Strategically, also, the US is far worse
off in the oil-rich Middle East because it made every mistake
possible. It supported Islamic fundamentalism against Communism
but also against secular nationalism, Iraq against Iran in the
1980s, and it is not simply losing the war in Iraq militarily
but also alienating most of its former friends in the region.
And Iran is emerging as the decisive power in the area.
The basic problem the world today confronts
is American ambition, an ambition based on the illusion that
its great military power allows it to define political and social
trends everywhere it chooses to do so. When the USSR existed
it was somewhat more inhibited because Soviet military power neutralized
American military might and there was a partial equilibrium-a
deterring balance of terror-- in Europe. Moreover, the USSR always
advised its friends and nations in its orbit to move carefully
not to provoke the US, an inhibition that no longer exists.
On the other hand, just as the Warsaw
Pact has disappeared, NATO is well along in the process of breaking
up and going the way of SEATO, CENTO, etc. The 1999 war against
Serbia made its demise much more likely but the US-led alliance
disagreed profoundly over the Iraq War and now is likely to dissolve
in fact, if not formally. The Bush Administration produced a
crisis with its alliance and has created profound instability
in Iraq, which was always an artificial state since the British
created it after World War One resulted in the end of the Ottoman
Empire.
Eight nations have nuclear weapons already,
but the UN says another 30 or so have the skill and resources
to become nuclear powers. The world is escaping the US, but it
is also escaping the forms of control which were in place when
the USSR existed and states were too poor to build nuclear weapons.
The world is more dangerous now, in large part because the US
refuses to recognize the limits of its power and retains the
ambitions it had 50 years ago. But the spread of all kinds of
weapons also has its own momentum-one that US arms exports aids
immeasurably.
Iraq was not at the top of the Bush Administration's
agenda when it came to power in 2001. Bush was committed, however,
to a "forward-leaning" foreign policy, to use Rumsfeld's
words, and greater military activism. Had September 11 not occurred,
it is more likely that the Bush administration would have confronted
China, which has nuclear weapons. This administration deems China
a peer competitor in the vast East Asia region. It still may
do so, although Iraq has been a total disaster for the administration--militarily
and geopolitically--and greatly alienated the US public (faster
than Vietnam did).
The US military is falling apart: its
weapons have been ineffective, politically Iraq is likely to
break up into regional fiefdoms (as Afghanistan has), and perhaps
civil war--no one knows. From the Iraqi viewpoint the war was
a disaster, but it also repeated the failures the Americans confronted
in Korea, Vietnam, and elsewhere.
That the Iraq resistance is divided will
not save the US from defeat. Few believe Iraq will be spared
great trauma. In fact, many American officials predicted this
before the war began and they were ignored--just as they were
ignored when they predicted disaster in Vietnam in the 1960s.

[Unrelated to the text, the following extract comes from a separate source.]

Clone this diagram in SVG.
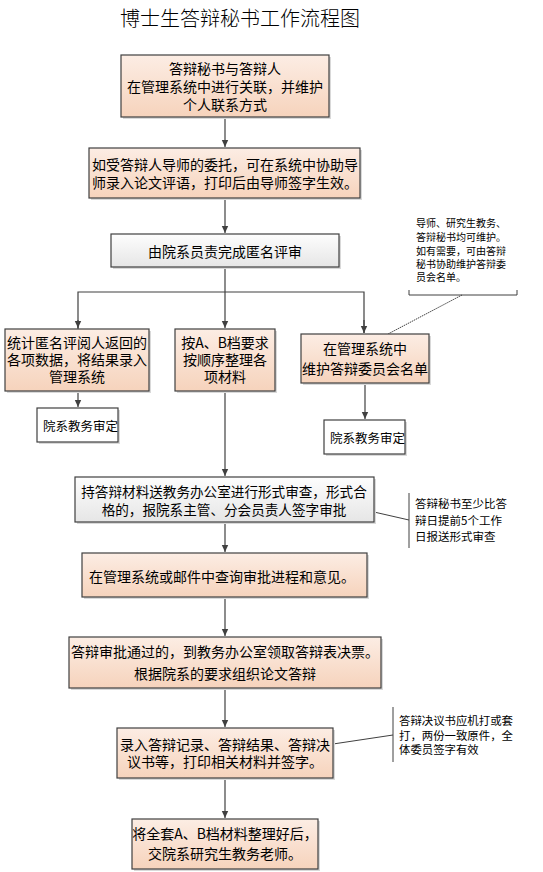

We live in a tragic world and war is
considered more virtuous than peace--and since arms-makers profit
from wars and not peace, conventional wisdom is reinforced by
their lobbies and by preaching the cult of weaponry.
The US may explore how to end its predicament
in Iraq but only Iran can help it. Ironically, Iran has gained
most geopolitically from Saddam Hussein's defeat and has no incentive
to save the Bush Administration from the defeat now staring at
it--both in Iraq and in future elections in the US.
The world is escaping American control,
and Soviet prudence no longer inhibits many movements and nations.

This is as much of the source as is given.